Robust Deep Learning Models for OFDM-Based Image Communication Systems in Intelligent Transportation Systems (ITS) for Smart Cities

Abstract

Internet of Things (IoT) ecosystem in smart cities demands fast, reliable, and efficient image data transmission to enable real-time Computer Vision (CV) applications. To fulfill these demands, an Orthogonal Frequency Division Multiplexing (OFDM)-based communication system has been widely utilized due to its higher spectral efficiency and data rate. When adapting such a system to achieve fast and reliable image transmission over fading channels, noise is introduced in the signal which heavily distorts the recovered image.

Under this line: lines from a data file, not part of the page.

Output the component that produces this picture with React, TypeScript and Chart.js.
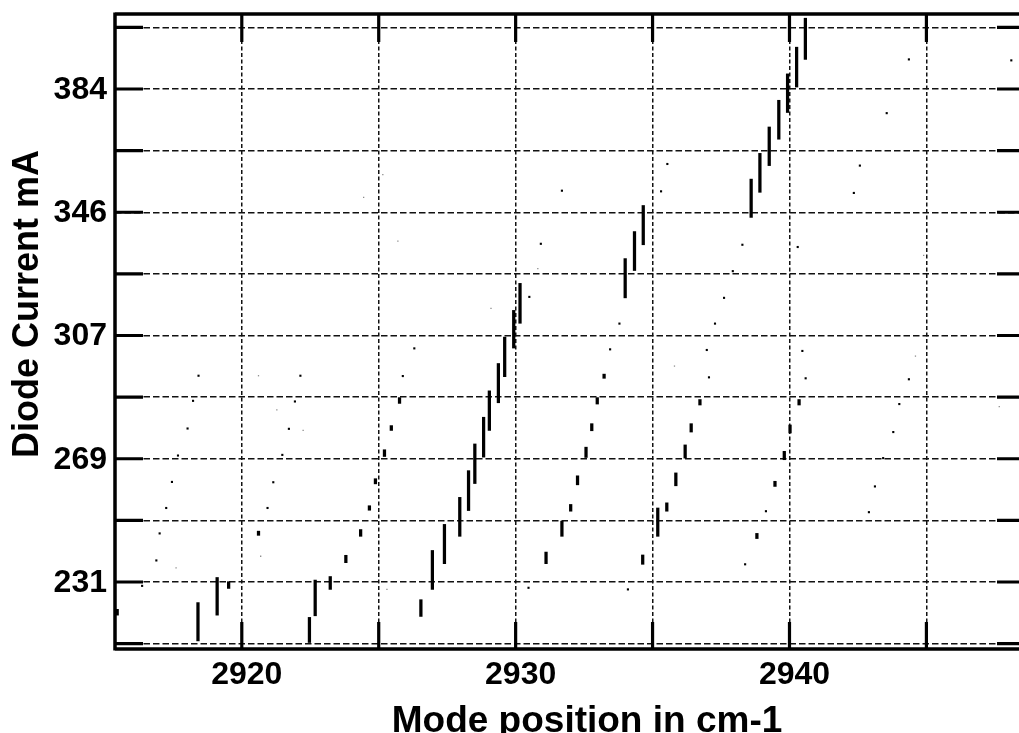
import { useEffect, useRef } from 'react';
import Chart from 'chart.js/auto';

// vertical tuning segments: mode position (cm-1) and the current range (mA)
const segX = [
  2915.45, 2918.4, 2919.1, 2919.52,
  2920.61, 2922.47, 2922.68, 2923.23, 2923.8, 2924.34, 2924.66, 2924.88,
  2925.21, 2925.46, 2925.76, 2926.54, 2926.96, 2927.4, 2927.96, 2928.28, 2928.51, 2928.83, 2929.04, 2929.37, 2929.6, 2929.93, 2930.16,
  2931.11, 2931.69, 2932.01, 2932.26, 2932.57, 2932.78, 2932.98, 2933.23, 2934.0, 2934.34, 2934.64, 2934.66,
  2935.19, 2935.52, 2935.85, 2936.19, 2936.41, 2936.73, 2938.6, 2938.81, 2938.92, 2939.26, 2939.47, 2939.61, 2939.81, 2939.93, 2940.02, 2940.26, 2940.35, 2940.58,
];
const segLow = [
  220.5, 212.5, 220.5, 228.8,
  245.3, 212.0, 220.3, 228.5, 236.8, 245.0, 253.1, 261.3,
  269.8, 277.9, 286.3, 220.1, 228.5, 236.5, 245.0, 253.0, 261.4, 269.6, 277.9, 286.5, 294.6, 303.5, 311.2,
  236.5, 245.0, 252.8, 261.0, 269.5, 277.8, 286.1, 294.1, 319.1, 327.6, 236.3, 335.6,
  245.0, 252.8, 260.7, 269.3, 277.4, 285.8, 344.1, 244.3, 351.9, 360.2, 260.5, 368.4, 268.8, 376.7, 277.1, 384.6, 285.8, 393.2,
];
const segHigh = [
  222.3, 224.4, 232.2, 230.9,
  246.6, 219.8, 231.4, 232.5, 239.1, 247.1, 254.5, 262.9,
  271.9, 279.4, 288.1, 225.3, 240.6, 248.7, 257.1, 265.4, 273.7, 282.0, 290.2, 298.7, 306.9, 315.2, 323.6,
  240.1, 249.7, 254.9, 263.8, 272.7, 280.0, 288.1, 295.4, 331.3, 339.7, 239.2, 347.8,
  253.8, 255.4, 264.7, 273.4, 280.0, 287.5, 356.0, 245.9, 364.0, 372.2, 262.1, 380.5, 271.4, 388.7, 279.6, 397.0, 287.5, 406.0,
];

// single mode points
const dotX = [
  2916.36, 2916.88, 2917.0, 2917.24, 2917.45, 2917.67, 2918.02, 2918.22, 2918.42,
  2920.94, 2921.15, 2921.48, 2921.72, 2921.94, 2922.14, 2925.88, 2926.3,
  2930.47, 2930.5, 2930.92, 2931.69, 2933.45, 2933.79, 2934.1, 2935.31, 2935.54,
  2936.98, 2937.06, 2937.28, 2937.61, 2937.93, 2938.28, 2938.38, 2939.14, 2940.3, 2940.47, 2940.59,
  2942.35, 2942.57, 2942.9, 2943.12, 2943.42, 2943.55, 2943.79, 2944.01, 2944.36, 2944.36, 2948.1,
];
const dotY = [
  229.6, 237.5, 245.9, 253.8, 261.9, 270.1, 278.5, 287.1, 294.9,
  253.8, 261.8, 270.3, 278.4, 286.9, 294.9, 294.8, 303.4,
  229.0, 319.4, 335.9, 352.4, 303.1, 311.1, 228.5, 352.2, 360.7,
  302.9, 294.4, 311.1, 319.1, 327.4, 335.6, 236.3, 252.8, 334.9, 302.6, 294.1,
  351.7, 360.2, 252.5, 260.5, 269.3, 376.5, 277.4, 286.1, 293.8, 393.2, 392.9,
];

// weak points, barely visible
const faintX = [2917.6, 2920.61, 2920.69, 2921.28, 2922.24, 2924.45, 2925.15, 2925.3, 2925.7, 2929.1, 2930.81, 2935.8, 2944.6, 2944.9, 2947.66];
const faintY = [235.2, 294.9, 238.8, 284.3, 277.9, 350.3, 357.4, 228.5, 336.7, 315.8, 328.2, 297.9, 301.0, 332.3, 285.3];

const xGrid = [2920, 2925, 2930, 2935, 2940, 2945];
const xTickLabels = [2920, 2930, 2940];
const yMajor = [230.8, 269.1, 307.4, 345.7, 384.0];
const yMajorLabels = ['231', '269', '307', '346', '384'];
const yMinor = [211.65, 249.95, 288.25, 326.55, 364.85, 403.15];

const xTitle = 'Mode position in cm-1';
const yTitle = 'Diode Current mA';

const FONT = '"Liberation Sans", Arial, Helvetica, sans-serif';

const framePlugin = {
  id: 'frame',
  afterDraw(chart: any) {
    const { ctx, chartArea: a, scales } = chart;
    ctx.save();
    ctx.strokeStyle = '#000';
    ctx.lineCap = 'butt';

    // axis frame (right side falls outside the picture)
    ctx.lineWidth = 3.5;
    ctx.beginPath();
    ctx.moveTo(a.left, a.top);
    ctx.lineTo(chart.width, a.top);
    ctx.moveTo(a.left, a.top - 1.5);
    ctx.lineTo(a.left, a.bottom + 1.5);
    ctx.moveTo(a.left, a.bottom);
    ctx.lineTo(chart.width, a.bottom);
    ctx.moveTo(a.right, a.top);
    ctx.lineTo(a.right, a.bottom);
    ctx.stroke();

    // inward tick marks
    ctx.lineWidth = 3.2;
    ctx.beginPath();
    for (const v of xGrid) {
      const px = scales.x.getPixelForValue(v);
      ctx.moveTo(px, a.top);
      ctx.lineTo(px, a.top + 28);
      ctx.moveTo(px, a.bottom);
      ctx.lineTo(px, a.bottom - 27);
    }
    for (const v of [...yMinor, ...yMajor]) {
      const py = scales.y.getPixelForValue(v);
      ctx.moveTo(a.left, py);
      ctx.lineTo(a.left + 28, py);
      ctx.moveTo(a.right, py);
      ctx.lineTo(a.right - 28, py);
    }
    ctx.stroke();

    // axis titles
    ctx.fillStyle = '#000';
    ctx.textAlign = 'center';
    ctx.textBaseline = 'alphabetic';
    ctx.font = `bold 37px ${FONT}`;
    ctx.fillText(xTitle, a.left + 472, a.bottom + 83);
    ctx.translate(a.left - 77, a.top + 290);
    ctx.rotate(-Math.PI / 2);
    ctx.font = `bold 36px ${FONT}`;
    ctx.fillText(yTitle, 0, 0);
    ctx.restore();
  },
};

const ModeChart = () => {
  const canvasRef = useRef<HTMLCanvasElement | null>(null);
  const chartRef = useRef<Chart | null>(null);

  useEffect(() => {
    if (!canvasRef.current) return;
    if (chartRef.current) chartRef.current.destroy();

    chartRef.current = new Chart(canvasRef.current, {
      type: 'scatter',
      data: {
        datasets: [
          {
            type: 'bar',
            label: 'segments',
            data: segX.map((x, i) => ({ x, y: [segLow[i], segHigh[i]] })) as any,
            backgroundColor: '#000',
            borderWidth: 0,
            barThickness: 2.6,
            minBarLength: 2,
            grouped: false,
          } as any,
          {
            type: 'scatter',
            label: 'points',
            data: dotX.map((x, i) => ({ x, y: dotY[i] })),
            pointStyle: 'rect',
            pointRadius: 1.5,
            backgroundColor: '#000',
            borderWidth: 0,
          },
          {
            type: 'scatter',
            label: 'faint',
            data: faintX.map((x, i) => ({ x, y: faintY[i] })),
            pointStyle: 'rect',
            pointRadius: 0.9,
            backgroundColor: '#8a8a8a',
            borderWidth: 0,
          },
        ],
      },
      options: {
        animation: false,
        responsive: true,
        maintainAspectRatio: false,
        events: [],
        layout: { padding: { left: 0, top: 14, right: 15, bottom: 0 } },
        plugins: {
          legend: { display: false },
          tooltip: { enabled: false },
        },
        scales: {
          x: {
            type: 'linear',
            min: 2915.37,
            max: 2948.6,
            offset: false,
            afterBuildTicks: (scale: any) => {
              scale.ticks = xGrid.map((value) => ({ value }));
            },
            afterFit: (scale: any) => {
              scale.height = 96;
            },
            grid: {
              offset: false,
              color: '#111',
              lineWidth: 1.5,
              drawTicks: false,
            },
            border: { display: false, dash: [4, 2.5] },
            ticks: {
              autoSkip: false,
              maxRotation: 0,
              minRotation: 0,
              padding: 7,
              labelOffset: 5,
              color: '#000',
              font: { family: FONT, size: 32, weight: 'bold', lineHeight: 1.2 },
              callback: (v: any) => (xTickLabels.includes(Number(v)) ? String(v) : []),
            },
          },
          y: {
            type: 'linear',
            min: 209.98,
            max: 407.31,
            afterBuildTicks: (scale: any) => {
              scale.ticks = [...yMinor, ...yMajor].sort((p, q) => p - q).map((value) => ({ value }));
            },
            afterFit: (scale: any) => {
              scale.width = 115;
            },
            grid: {
              color: '#111',
              lineWidth: 1.5,
              drawTicks: false,
            },
            border: { display: false, dash: [6.5, 3] },
            ticks: {
              autoSkip: false,
              padding: 8,
              labelOffset: 1,
              color: '#000',
              font: { family: FONT, size: 32, weight: 'bold', lineHeight: 1.2 },
              callback: (v: any) => {
                const k = yMajor.indexOf(Number(v));
                return k >= 0 ? yMajorLabels[k] : [];
              },
            },
          },
        },
      },
      plugins: [framePlugin],
    });

    return () => {
      if (chartRef.current) {
        chartRef.current.destroy();
        chartRef.current = null;
      }
    };
  }, []);

  return (
    <div style={{ position: 'fixed', left: 0, top: 0, width: 1019, height: 733, overflow: 'hidden', background: '#fff' }}>
      <div style={{ position: 'relative', width: 1040, height: 745 }}>
        <canvas ref={canvasRef}></canvas>
      </div>
    </div>
  );
};

export default function App() {
  return <ModeChart />;
}
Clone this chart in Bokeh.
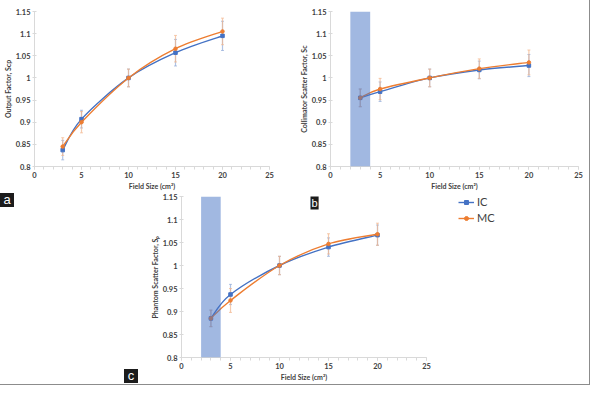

This noise independently corrupts pixel values, however, certain intrinsic properties of the image, such as spatial information, may remain intact, which can be extracted as multidimensional features (in the convolution layers) and interpreted (in the top layers) by a Deep Learning (DL) model. Therefore, the current study analyzes the robustness of such DL models utilizing various OFDM-based image communication systems for CV applications in an Intelligent Transportation Systems (ITS) environment. Our analysis has shown that the EfficientNetV2-based model achieved a range of 70–90% accuracy across different OFDM-based image communication systems over the Rayleigh Fading channel. In addition, leveraging different data augmentation techniques further improves accuracy up to 18%.